The “green shoots” that have economists declaring recovery have been confined to stock markets and business confidence.
The true yardstick of a recovery in the real economy will be when jobs begin growing strongly again.
But the latest forecasts confirm high worldwide unemployment will extend well into at least 2011.
Unemployment is the largest single threat to recovery, and it would be dangerously premature to begin winding back stimulus measures. Indeed, it may be the case that some G20 countries must boost their stimulus programs until there are clear signs of recovery.
The reform process has only just begun, and the G20 leaders must not drop the ball on business regulation to prevent financial mismanagement and corporate excess or walk away from the job before it is done.
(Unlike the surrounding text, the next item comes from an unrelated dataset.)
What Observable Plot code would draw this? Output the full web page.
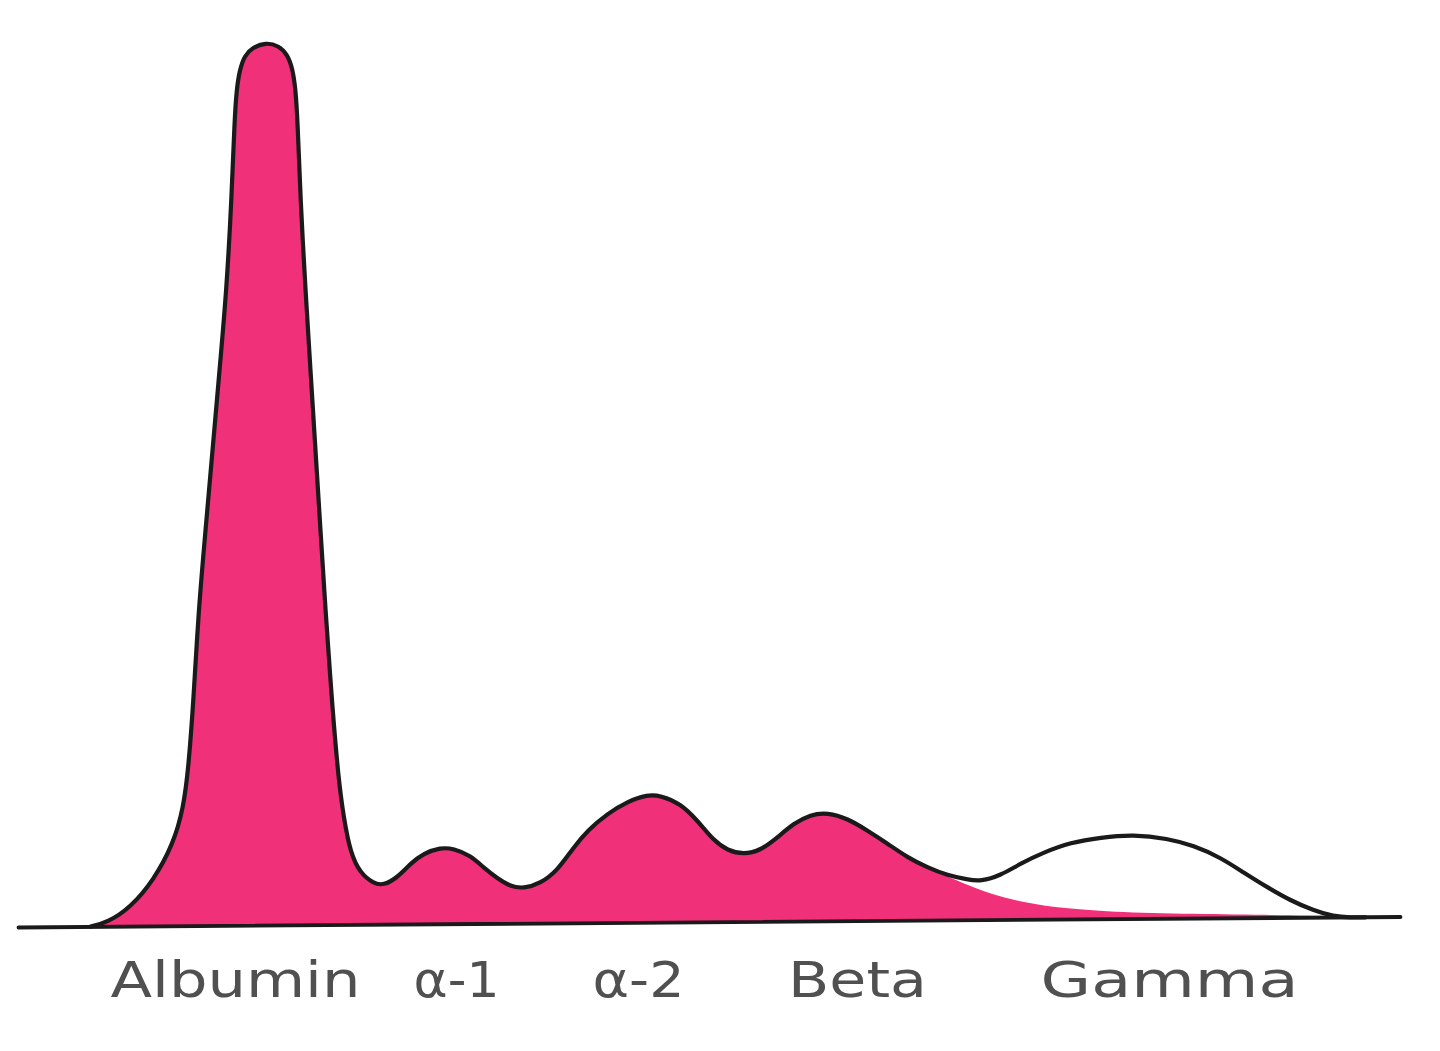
<!DOCTYPE html>
<html>
<head>
<meta charset="utf-8">
<script src="https://cdn.jsdelivr.net/npm/d3@7"></script>
<script src="https://cdn.jsdelivr.net/npm/@observablehq/plot@0.6"></script>
<style>
  html, body { margin: 0; padding: 0; background: #ffffff; }
  #chart { width: 1440px; height: 1051px; overflow: hidden; }
</style>
</head>
<body>
<div id="chart"></div>
<script>
// ---- Data (mobility position, density above baseline) ----
const mobility = [90,107,130,153,173,183,188,193,198,205,212,219,226,231,234,236,239,244,252,265,278,287,292,295,297,300,305,310,315,320,325,330,333,338,343,350,360,373,383,397,410,423,440,453,470,483,497,510,523,540,557,573,587,607,627,647,660,680,697,713,727,743,760,777,793,810,827,847,867,887,907,927,947,967,980,1000,1020,1043,1070,1100,1133,1167,1193,1220,1243,1267,1290,1313,1333,1350,1365];
const density  = [2,6,21,48,85,121,161,228,318,398,478,558,638,728,808,838,858,873,881,886,883,874,860,840,810,728,638,558,478,398,318,248,208,150,112,75,55,45,43,51,65,75,81,80,73,61,50,42,40,45,58,81,98,115,127,134,133,125,108,88,78,74,78,91,105,114,116,110,98,85,71,61,53,49,47,53,65,76,86,91,94,90,83,71,56,41,28,18,12,11,11.2];

// filled (albumin → beta) part ends where the beta tail leaves the outline
const fillEndMobility = 940;
const betaTailX = [960,993,1027,1060,1110,1193,1277,1330];
const betaTailY = [46,33,25,20,16,14,13,11.5];

// baseline (slightly tilted in the original scan)
const baselineX = [18, 1400];
const baselineY = [1, 11.5];

// category labels
const fractions = ["Albumin", "α-1", "α-2", "Beta", "Gamma"];
const fractionX = [235, 456, 638, 857, 1169];

// ---- Build tables ----
const outline = mobility.map((x, i) => ({x, y: density[i]}));
const base = d3.scaleLinear().domain(baselineX).range(baselineY);
const fillPts = outline.filter(d => d.x <= fillEndMobility)
  .concat([{x: fillEndMobility, y: 55}])
  .concat(betaTailX.map((x, i) => ({x, y: betaTailY[i]})))
  .map(d => ({...d, y1: base(d.x)}));
const baseline = baselineX.map((x, i) => ({x, y: baselineY[i]}));
const labels = fractions.map((t, i) => ({t, x: fractionX[i]}));

// layout / style
const PINK = "#f03078";
const INK = "#1a1a1a";
const labelWidths = [250, 86, 92, 139, 258];

const chart = Plot.plot({
  width: 1440,
  height: 1051,
  marginTop: 0, marginRight: 0, marginBottom: 0, marginLeft: 0,
  x: {domain: [0, 1440], range: [0, 1440], axis: null},
  y: {domain: [0, 900], range: [928, 28], axis: null},
  style: {background: "#ffffff", overflow: "visible"},
  marks: [
    Plot.areaY(fillPts, {x: "x", y1: "y1", y2: "y", fill: PINK, curve: "basis"}),
    Plot.line(outline, {x: "x", y: "y", stroke: INK, strokeWidth: 4.2, curve: "basis", strokeLinejoin: "round", strokeLinecap: "round"}),
    Plot.line(baseline, {x: "x", y: "y", stroke: INK, strokeWidth: 3.8, strokeLinecap: "round"}),
    Plot.text(labels, {
      x: "x", y: -68, text: "t",
      lineAnchor: "bottom", textAnchor: "middle",
      fontSize: 49, fontFamily: "DejaVu Sans", fill: "#505050"
    })
  ]
});

// stretch labels to the wide geometric lettering of the original
d3.select(chart).selectAll('g[aria-label="text"] text').each(function(d, i) {
  d3.select(this).attr("textLength", labelWidths[i]).attr("lengthAdjust", "spacingAndGlyphs");
});

document.getElementById("chart").appendChild(chart);
</script>
</body>
</html>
Global unions have proposed a comprehensive plan, which includes employment, ending tax and regulatory havens, clamping down on the ‘shadow’ financial economy, protecting working families against predatory lending, preventing asset bubbles and reducing leverage risks in private banking, and controlling executive remuneration.
In Australia there are 420,000 reasons why the regulatory reform must continue. Those who have lost their jobs or too many hours know all too well the costs of continued unemployment and underemployment.
There are tens of millions more like them around the world. I urge the G20 leaders not to let them down.